Born in Mexico City, Laura Anderson Barbata is a transdisciplinary artist, who lives and works in New York and Mexico City. Since 1992 she has worked primarily in the social realm, and has initiated projects in the Venezuelan Amazon, Trinidad and Tobago, Mexico, Norway, and the United States. Among them is her ongoing project The Repatriation of Julia Pastrana, begun in 2005, which resulted in the removal of Pastrana’s body from the Schreiner Collection in Oslo and its successful repatriation and burial in Sinaloa, Mexico, Pastrana’s birth state. The project continues with upcoming publications, zines, exhibitions, and performances.
Barbata is also known for her project Transcommunality (2001–present), working with stilt walkers, artists and artisans from Mexico, New York, and the Caribbean.

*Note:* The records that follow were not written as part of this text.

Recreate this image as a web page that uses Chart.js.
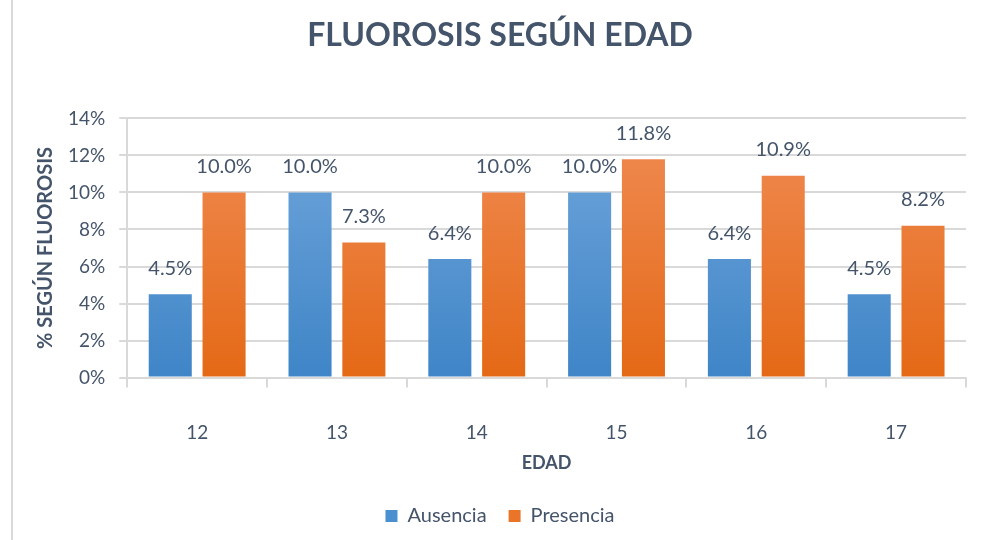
<!DOCTYPE html>
<html lang="es">
<head>
    <meta charset="UTF-8">
    <title>Fluorosis según edad</title>
    <script src="https://cdn.jsdelivr.net/npm/chart.js"></script>
    <style>
        html, body { margin: 0; padding: 0; background: #fff; }
        .wrap { position: relative; height: 540px; box-sizing: border-box; border-left: 2px solid #d9d9d9; margin-left: 11px; width: 970px; }
    </style>
</head>
<body>
    <div class="wrap">
        <canvas id="chart" width="968" height="540"></canvas>
    </div>
    <script>
        // Datos del gráfico
        const edades = ['12', '13', '14', '15', '16', '17'];
        const ausencia = [4.5, 10.0, 6.4, 10.0, 6.4, 4.5];
        const presencia = [10.0, 7.3, 10.0, 11.8, 10.9, 8.2];
        const series = ['Ausencia', 'Presencia'];

        const textColor = '#44546a';
        const fontFamily = 'Lato, "Open Sans", sans-serif';

        function gradient(ctx, top, bottom) {
            const area = ctx.chart.chartArea;
            if (!area) return bottom;
            const g = ctx.chart.ctx.createLinearGradient(0, area.top, 0, area.bottom);
            g.addColorStop(0, top);
            g.addColorStop(1, bottom);
            return g;
        }

        // Etiquetas de valor sobre las barras
        const valueLabels = {
            id: 'valueLabels',
            afterDatasetsDraw(chart) {
                const c = chart.ctx;
                c.save();
                c.font = '20px ' + fontFamily;
                c.fillStyle = textColor;
                c.textAlign = 'center';
                c.textBaseline = 'bottom';
                chart.data.datasets.forEach((ds, i) => {
                    chart.getDatasetMeta(i).data.forEach((bar, j) => {
                        c.fillText(ds.data[j].toFixed(1) + '%', bar.x, bar.y - 16);
                    });
                });
                c.restore();
            }
        };

        new Chart(document.getElementById('chart'), {
            type: 'bar',
            data: {
                labels: edades,
                datasets: [{
                    label: series[0],
                    data: ausencia,
                    backgroundColor: ctx => gradient(ctx, '#72a7dc', '#3f85c7'),
                    categoryPercentage: 0.77,
                    barPercentage: 0.8
                }, {
                    label: series[1],
                    data: presencia,
                    backgroundColor: ctx => gradient(ctx, '#f08c55', '#e46916'),
                    categoryPercentage: 0.77,
                    barPercentage: 0.8
                }]
            },
            options: {
                responsive: false,
                animation: false,
                layout: { padding: { top: 16, right: 15, left: 21, bottom: 4 } },
                plugins: {
                    title: {
                        display: true,
                        text: 'FLUOROSIS SEGÚN EDAD',
                        color: textColor,
                        font: { family: fontFamily, size: 32, weight: 'bold' },
                        padding: { top: 0, bottom: 64 }
                    },
                    legend: {
                        position: 'bottom',
                        labels: {
                            color: textColor,
                            font: { family: fontFamily, size: 20 },
                            boxWidth: 12,
                            boxHeight: 12,
                            padding: 22,
                            generateLabels: chart => series.map((s, i) => ({
                                text: s,
                                fillStyle: i === 0 ? '#4a8fd0' : '#ea7428',
                                strokeStyle: 'transparent',
                                lineWidth: 0,
                                datasetIndex: i,
                                fontColor: textColor
                            }))
                        }
                    },
                    tooltip: { enabled: false }
                },
                scales: {
                    x: {
                        grid: { display: true, drawOnChartArea: false, color: '#d9d9d9', lineWidth: 2, tickLength: 10, offset: true },
                        border: { color: '#d9d9d9', width: 2 },
                        ticks: { color: textColor, font: { family: fontFamily, size: 19 }, padding: 34 },
                        title: {
                            display: true,
                            text: 'EDAD',
                            color: textColor,
                            font: { family: fontFamily, size: 18, weight: 'bold' },
                            padding: { top: -26, bottom: 10 }
                        }
                    },
                    y: {
                        min: 0,
                        max: 14,
                        ticks: {
                            stepSize: 2,
                            color: textColor,
                            font: { family: fontFamily, size: 19 },
                            padding: 14,
                            callback: v => v + '%'
                        },
                        grid: { color: '#d9d9d9', lineWidth: 2, tickLength: 8 },
                        border: { color: '#d9d9d9', width: 2 },
                        title: {
                            display: true,
                            text: '% SEGÚN FLUOROSIS',
                            color: textColor,
                            font: { family: fontFamily, size: 20, weight: 'bold' },
                            padding: { top: 0, bottom: -4 }
                        }
                    }
                }
            },
            plugins: [valueLabels]
        });
    </script>
</body>
</html>
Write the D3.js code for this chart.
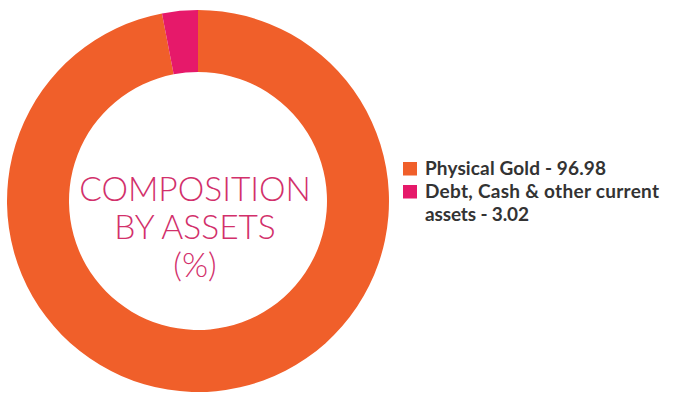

This project has been presented at various museums, schools, and other venues as exhibitions and “Interventions”, among them the Museum of Modern Art, New York; the Modern Art Museum of Fort Worth, Texas; BRIC Arts | Media House, Brooklyn; Rutgers University, New Jersey; United Nations Plaza, New York; University of Wisconsin, Madison; Museo Textil de Oaxaca, Mexico; Museo de la Ciudad de México; MUCA Roma, UNAM, Mexico City; the Isabella Stewart Gardner Museum and Newcomb Art Museum, New Orleans.
Her work is in various private and public collections, including the Metropolitan Museum of Art, New York, New York; el Museo de Arte Moderno, Mexico City, Mexico.; Landesbank Baden-Württemberg Gallery, Stuttgart, Germany; Fundación Cisneros; Museo Carrillo Gil, Mexico City, Mexico; Museum of Contemporary Art, San Diego, California; Museum of Latin American Art MOLAA, Long Beach, California; USC Fisher Museum of Art, Los Angeles, California; Museo de Arte de Lima, Peru; Museo Jaureguía, Navarra, Spain; and Thyssen-Bornemisza Art Contemporary, among others
Her work has been featured in numerous publications, including The New York Times, Sculpture Today (Phaidon Press), Kunstforum Germany, ARTnews, Art in America, ArtNexus, and 160 Años de Fotografía en México (INBA).
Barbata is a recipient of the Rockefeller Foundation Bellagio Center artist in residence, 2019; the Anonymous Was a Woman 2016 Award; Defense of Human Rights Award 2017 from the Instituto de Administración Pública de Tabasco, México; Honorary Fellow of LACIS (the Latin American, Caribbean, and Iberian Studies Program), University of Wisconsin, Madison; Fellow of the Thyssen-Bornemisza Art Contemporary TBA21 Academy; Miembro del Sistema Nacional de Creadores, México (2014-2017) and professor at the Escuela Nacional de Escultura, Pintura y Grabado La Esmeralda of the Instituto Nacional de Bellas Artes from 2010 until 2015.